** Start Supplied information **

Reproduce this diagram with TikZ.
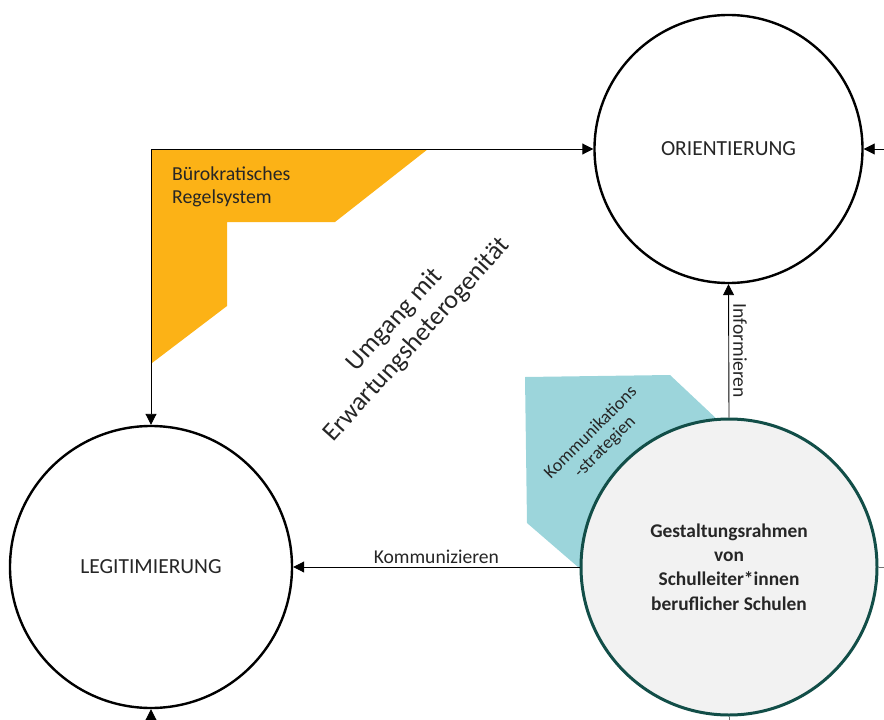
\documentclass[tikz,border=0pt]{standalone}
\usepackage{fontspec}
\setmainfont{Carlito}
\usetikzlibrary{arrows.meta}
\definecolor{regelgelb}{RGB}{252,178,22}
\definecolor{kommteal}{RGB}{156,213,219}
\definecolor{rahmenrand}{RGB}{18,78,72}
\definecolor{rahmenfill}{RGB}{242,242,242}
\definecolor{textgrau}{RGB}{38,38,38}
\tikzset{
  ring/.style={circle, draw=black, line width=2.4pt, fill=white, inner sep=0pt,
    text=textgrau, font=\fontsize{21.5}{24}\selectfont},
  kernring/.style={circle, draw=rahmenrand, line width=3pt, fill=rahmenfill, inner sep=0pt,
    text=textgrau, align=center, font=\bfseries\fontsize{19.4}{24.3}\selectfont},
  link/.style={draw=black, line width=0.9pt},
  pfeil/.style={link, -{Triangle[length=11pt,width=11pt]}},
  lbl/.style={text=textgrau, inner sep=0pt}
}
\begin{document}
\begin{tikzpicture}[x=1pt,y=-1pt]
\useasboundingbox (0,0) rectangle (884,720);

% coloured background areas
\fill[regelgelb] (152,149) -- (428,149) -- (335,222) -- (227,222) -- (227,306) -- (152,363) -- cycle;
\fill[kommteal] (525,377) -- (670,375) -- (770,469) -- (729,567) -- (600,586) -- (527,523) -- cycle;

% circles
\node[ring, minimum size=268pt] (orient) at (728.5,149) {ORIENTIERUNG};
\node[ring, minimum size=282pt] (legit) at (151,567) {LEGITIMIERUNG};

% free ends leaving the picture
\coordinate (rin) at (884,149);
\coordinate (bin) at (151,720);
\coordinate (rout) at (884,567);
\coordinate (bout) at (729,720);

% connectors
\draw[link, {Triangle[length=11pt,width=11pt]}-{Triangle[length=11pt,width=11pt]}]
  (orient.west) -| (legit.north);
\draw[pfeil] (rin) -- (orient.east);
\draw[pfeil] (bin) -- (legit.south);

\node[kernring, minimum size=296pt] (gest) at (729,567)
  {Gestaltungsrahmen\\von\\Schulleiter*innen\\beruflicher Schulen};

\draw[pfeil] (gest.north) -- (orient.south)
  node[lbl, midway, right=4pt, rotate=-90, anchor=south, font=\fontsize{19.6}{22}\selectfont] {Informieren};
\draw[pfeil] (gest.west) -- (legit.east)
  node[lbl, pos=0.5, above=3pt, font=\fontsize{19.6}{22}\selectfont] {Kommunizieren};
\draw[draw=black!55, line width=0.9pt] (gest.east) -- (rout);
\draw[draw=black!55, line width=0.9pt] (gest.south) -- (bout);

% labels on the coloured areas
\node[lbl, anchor=north west, align=left, font=\fontsize{19.8}{23}\selectfont] (regel) at (172,167)
  {Bürokratisches\\Regelsystem};
\node[lbl, rotate=45, align=center, font=\fontsize{18}{20}\selectfont] (komm) at (598,440)
  {Kommunikations\\-strategien};
\node[lbl, rotate=48, align=center, font=\fontsize{26}{30}\selectfont] (umgang) at (406,330)
  {Umgang mit\\Erwartungsheterogenität};
\end{tikzpicture}
\end{document}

** End Supplied information **

Every line from the top of the material above through the line with "(gest.south) -- (bout);" should be duplicated exactly, please; leave out the pictures.

Finished answer:
Reproduce this diagram with TikZ.
\documentclass[tikz,border=0pt]{standalone}
\usepackage{fontspec}
\setmainfont{Carlito}
\usetikzlibrary{arrows.meta}
\definecolor{regelgelb}{RGB}{252,178,22}
\definecolor{kommteal}{RGB}{156,213,219}
\definecolor{rahmenrand}{RGB}{18,78,72}
\definecolor{rahmenfill}{RGB}{242,242,242}
\definecolor{textgrau}{RGB}{38,38,38}
\tikzset{
  ring/.style={circle, draw=black, line width=2.4pt, fill=white, inner sep=0pt,
    text=textgrau, font=\fontsize{21.5}{24}\selectfont},
  kernring/.style={circle, draw=rahmenrand, line width=3pt, fill=rahmenfill, inner sep=0pt,
    text=textgrau, align=center, font=\bfseries\fontsize{19.4}{24.3}\selectfont},
  link/.style={draw=black, line width=0.9pt},
  pfeil/.style={link, -{Triangle[length=11pt,width=11pt]}},
  lbl/.style={text=textgrau, inner sep=0pt}
}
\begin{document}
\begin{tikzpicture}[x=1pt,y=-1pt]
\useasboundingbox (0,0) rectangle (884,720);

% coloured background areas
\fill[regelgelb] (152,149) -- (428,149) -- (335,222) -- (227,222) -- (227,306) -- (152,363) -- cycle;
\fill[kommteal] (525,377) -- (670,375) -- (770,469) -- (729,567) -- (600,586) -- (527,523) -- cycle;

% circles
\node[ring, minimum size=268pt] (orient) at (728.5,149) {ORIENTIERUNG};
\node[ring, minimum size=282pt] (legit) at (151,567) {LEGITIMIERUNG};

% free ends leaving the picture
\coordinate (rin) at (884,149);
\coordinate (bin) at (151,720);
\coordinate (rout) at (884,567);
\coordinate (bout) at (729,720);

% connectors
\draw[link, {Triangle[length=11pt,width=11pt]}-{Triangle[length=11pt,width=11pt]}]
  (orient.west) -| (legit.north);
\draw[pfeil] (rin) -- (orient.east);
\draw[pfeil] (bin) -- (legit.south);

\node[kernring, minimum size=296pt] (gest) at (729,567)
  {Gestaltungsrahmen\\von\\Schulleiter*innen\\beruflicher Schulen};

\draw[pfeil] (gest.north) -- (orient.south)
  node[lbl, midway, right=4pt, rotate=-90, anchor=south, font=\fontsize{19.6}{22}\selectfont] {Informieren};
\draw[pfeil] (gest.west) -- (legit.east)
  node[lbl, pos=0.5, above=3pt, font=\fontsize{19.6}{22}\selectfont] {Kommunizieren};
\draw[draw=black!55, line width=0.9pt] (gest.east) -- (rout);
\draw[draw=black!55, line width=0.9pt] (gest.south) -- (bout);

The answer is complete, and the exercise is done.